Kearney is said to be the leading candidate for the new project. The central Nebraska university town is one of a handful of rural cities in the state that have invested hundreds of thousands of dollars to create "shovel-ready" sites for data centers called power parks.

Omaha, officials have said, did not have a site ready for such a large project.

Cornett said Nebraska has a 50-50 chance of landing Project Edge if the incentive measure, Legislative Bill 1118, is passed. Companies would earn sales, property and personal property tax breaks if they invested at least $300 million and created at least 30 jobs — high-tech jobs that the senator said would pay $60,000 to $80,000.

Kearney Sen. Galen Hadley, who has made LB 1118 his personal priority bill, said Thursday that his community had invested $800,000 in local funds and $680,000 in state funds to create a power park.

Nebraska, Hadley said, has many of the qualities that data centers are looking for, including cheap electricity, wide-open spaces and access to fiber-optic lines. Right now, he said, demand for data storage in industries such as banking, insurance and health care is exploding across the country, with companies expecting to invest $100 billion in new data centers this year, and with 1,000 new data centers projected to be built in the next decade.

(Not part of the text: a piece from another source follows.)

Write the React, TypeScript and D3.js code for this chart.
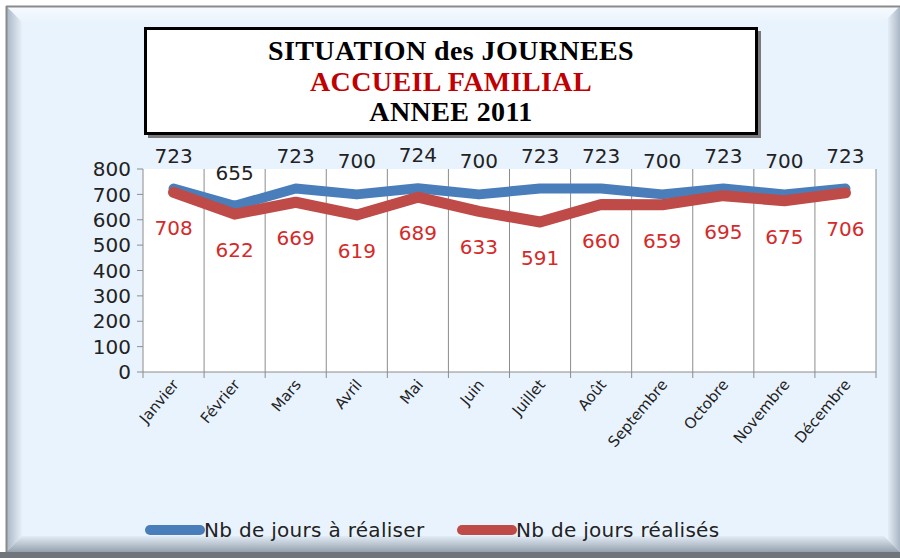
import React from "react";
import * as d3 from "d3";

const months = ["Janvier", "Février", "Mars", "Avril", "Mai", "Juin", "Juillet", "Août", "Septembre", "Octobre", "Novembre", "Décembre"];
const aRealiser = [723, 655, 723, 700, 724, 700, 723, 723, 700, 723, 700, 723];
const realises = [708, 622, 669, 619, 689, 633, 591, 660, 659, 695, 675, 706];
const yTicks = [0, 100, 200, 300, 400, 500, 600, 700, 800];
const seriesNames = ["Nb de jours à réaliser", "Nb de jours réalisés"];
const titleLines = ["SITUATION des JOURNEES", "ACCUEIL FAMILIAL", "ANNEE 2011"];

const W = 900;
const H = 558;
const font = "'DejaVu Sans', sans-serif";

const App = () => {
    const x = d3.scaleBand().domain(months).range([143, 876]);
    const y = d3.scaleLinear().domain([0, 800]).range([372, 169]);
    const cx = (m: string) => (x(m) as number) + x.bandwidth() / 2;

    const line = d3
        .line<number>()
        .x((d, i) => cx(months[i]))
        .y(d => y(d));

    const bounds = months.map(m => x(m) as number).concat([876]);

    return (
        <svg width={W} height={H} style={{position: "absolute", left: 0, top: 0}}>
            <defs>
                <linearGradient id="lb" x1="0" x2="1" y1="0" y2="0">
                    <stop offset="0" stopColor="#a7b4c2"/>
                    <stop offset="1" stopColor="#e6f0fa"/>
                </linearGradient>
                <linearGradient id="rb" x1="0" x2="1" y1="0" y2="0">
                    <stop offset="0" stopColor="#e3edf7"/>
                    <stop offset="1" stopColor="#aab6c3"/>
                </linearGradient>
                <linearGradient id="bb" x1="0" x2="0" y1="0" y2="1">
                    <stop offset="0" stopColor="#e2ecf6"/>
                    <stop offset="1" stopColor="#95a1ad"/>
                </linearGradient>
                <linearGradient id="tb" x1="0" x2="0" y1="0" y2="1">
                    <stop offset="0" stopColor="#f7fbff"/>
                    <stop offset="1" stopColor="#eaf3fc"/>
                </linearGradient>
            </defs>

            {/* frame */}
            <rect x={0} y={0} width={W} height={H} fill="#ffffff"/>
            <rect x={6} y={6} width={894} height={552} fill="#e9f3fd"/>
            <polygon points="6,6 900,6 884,22 22,22" fill="url(#tb)"/>
            <polygon points="6,6 22,22 22,536 6,552" fill="url(#lb)"/>
            <polygon points="900,6 900,552 888,540 888,18" fill="url(#rb)"/>
            <polygon points="6,552 22,536 884,536 900,552" fill="url(#bb)"/>
            <line x1={6} x2={900} y1={6.5} y2={6.5} stroke="#8a8a8a" strokeWidth={2}/>
            <line x1={6.5} x2={6.5} y1={6} y2={552} stroke="#8a8a8a" strokeWidth={2}/>
            <rect x={0} y={552} width={W} height={6} fill="#6f757b"/>

            {/* title box */}
            <rect x={148} y={31} width={613} height={107} fill="#7a7a7a"/>
            <rect x={145.5} y={28.5} width={611} height={105} fill="#ffffff" stroke="#000" strokeWidth={3}/>
            {titleLines.map((t, i) => (
                <text key={t} x={451} y={60 + i * 30.5} textAnchor="middle"
                      fontFamily="'Liberation Serif', serif" fontWeight="bold" fontSize={28}
                      fill={i === 1 ? "#c00000" : "#000"} letterSpacing={0.4}>
                    {t}
                </text>
            ))}

            {/* plot area */}
            <rect x={143} y={169} width={733} height={203} fill="#ffffff"/>
            {bounds.map((b, i) => (
                <line key={"g" + i} x1={b} x2={b} y1={169} y2={378} stroke="#8c8c8c" strokeWidth={1}/>
            ))}
            <line x1={143} x2={876} y1={372} y2={372} stroke="#8c8c8c"/>
            {yTicks.map(t => (
                <g key={"y" + t}>
                    <line x1={137} x2={143} y1={y(t)} y2={y(t)} stroke="#8c8c8c"/>
                    <text x={131} y={y(t)} dy="0.36em" textAnchor="end" fontFamily={font} fontSize={20} fill="#222">{t}</text>
                </g>
            ))}

            {months.map(m => (
                <text key={"x" + m} transform={`translate(${cx(m) + 6},${385}) rotate(-50)`} textAnchor="end"
                      fontFamily={font} fontSize={15} fill="#222">{m}</text>
            ))}

            <path d={line(aRealiser) as string} fill="none" stroke="#4a7ebb" strokeWidth={10} strokeLinejoin="round" strokeLinecap="round"/>
            <path d={line(realises) as string} fill="none" stroke="#be4b48" strokeWidth={11} strokeLinejoin="round" strokeLinecap="round"/>

            {aRealiser.map((v, i) => (
                <text key={"a" + i} x={cx(months[i])} y={y(v) - 26} textAnchor="middle"
                      fontFamily={font} fontSize={20} fill="#222">{v}</text>
            ))}
            {realises.map((v, i) => (
                <text key={"r" + i} x={cx(months[i])} y={y(v) + 43} textAnchor="middle"
                      fontFamily={font} fontSize={20} fill="#d42a2a">{v}</text>
            ))}

            {/* legend */}
            <line x1={150} x2={200} y1={530} y2={530} stroke="#4a7ebb" strokeWidth={10} strokeLinecap="round"/>
            <text x={204} y={530} dy="0.35em" fontFamily={font} fontSize={20} fill="#222" letterSpacing={0.3}>{seriesNames[0]}</text>
            <line x1={462} x2={512} y1={530} y2={530} stroke="#be4b48" strokeWidth={10} strokeLinecap="round"/>
            <text x={516} y={530} dy="0.35em" fontFamily={font} fontSize={20} fill="#222" letterSpacing={0.3}>{seriesNames[1]}</text>
        </svg>
    );
};

export default App;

"If Nebraska lands a mere 1 percent of those projects, that would mean 10 new projects resulting in good-paying jobs for our young people," Hadley said.

He added that once a state lands one data center, others usually follow, citing states such as Iowa, North Carolina and Utah that have attracted more than one project.

Also Thursday, Debi Durham, director of the Iowa Partnership for Economic Progress, told the Associated Press that Project Edge is considering two locations in Iowa and one in Nebraska.

She said the Iowa Economic Development Authority Board expects to hear the plan and consider incentives to attract the business at a March meeting.

Durham said the new company is not Google, Microsoft or IBM, all of which already have operations in Iowa.

Nebraska officials have declined to comment on the identity of the prospect, citing confidentiality agreements. One Nebraska official said the company is not Facebook.

The Nebraska incentive bill was advanced from first-round debate on a 41-0 vote after about an hour of discussion Thursday.

The bill would add immediate personal property tax breaks to the incentives already offered to companies under the Nebraska Advantage Act. Cornett said other states, such as Iowa, offer more attractive tax breaks on purchases of personal property, such as computer equipment, which accounts for the vast majority of spending on data centers.

Under a second incentive bill being considered by Nebraska lawmakers, a big data center could negotiate lower electric rates for up to five years.

Two senators raised concerns about the data center bill, though neither said they opposed the measure.

Omaha Sen. Rich Pahls rattled off a list of the sales tax breaks being sought by businesses in the Legislature this year, saying all of them would amount to $16 million less in taxes paid to the state.

"There's a lot of big money here," said Pahls. "It's something to think about. Not on this particular bill, but in the future."

Omaha Sen. Brenda Council also questioned the "real and lasting" employment offered by such data centers. She said some young people are disqualified from working at such facilities because of poor credit ratings. Council said she wants to know whether Project Edge will have similar hiring policies.

Nebraska identified data centers as an economic opportunity in 2010 after a study of job-growth prospects. The state passed an incentive law for smaller data centers but didn't initially envision prospects that exceeded $1 billion.

Sen. Bob Krist of Omaha said that the responsibility to develop such shovel-ready sites rests with mayors and city councils and that no one should "bad-mouth" the state if a local community didn't develop such sites.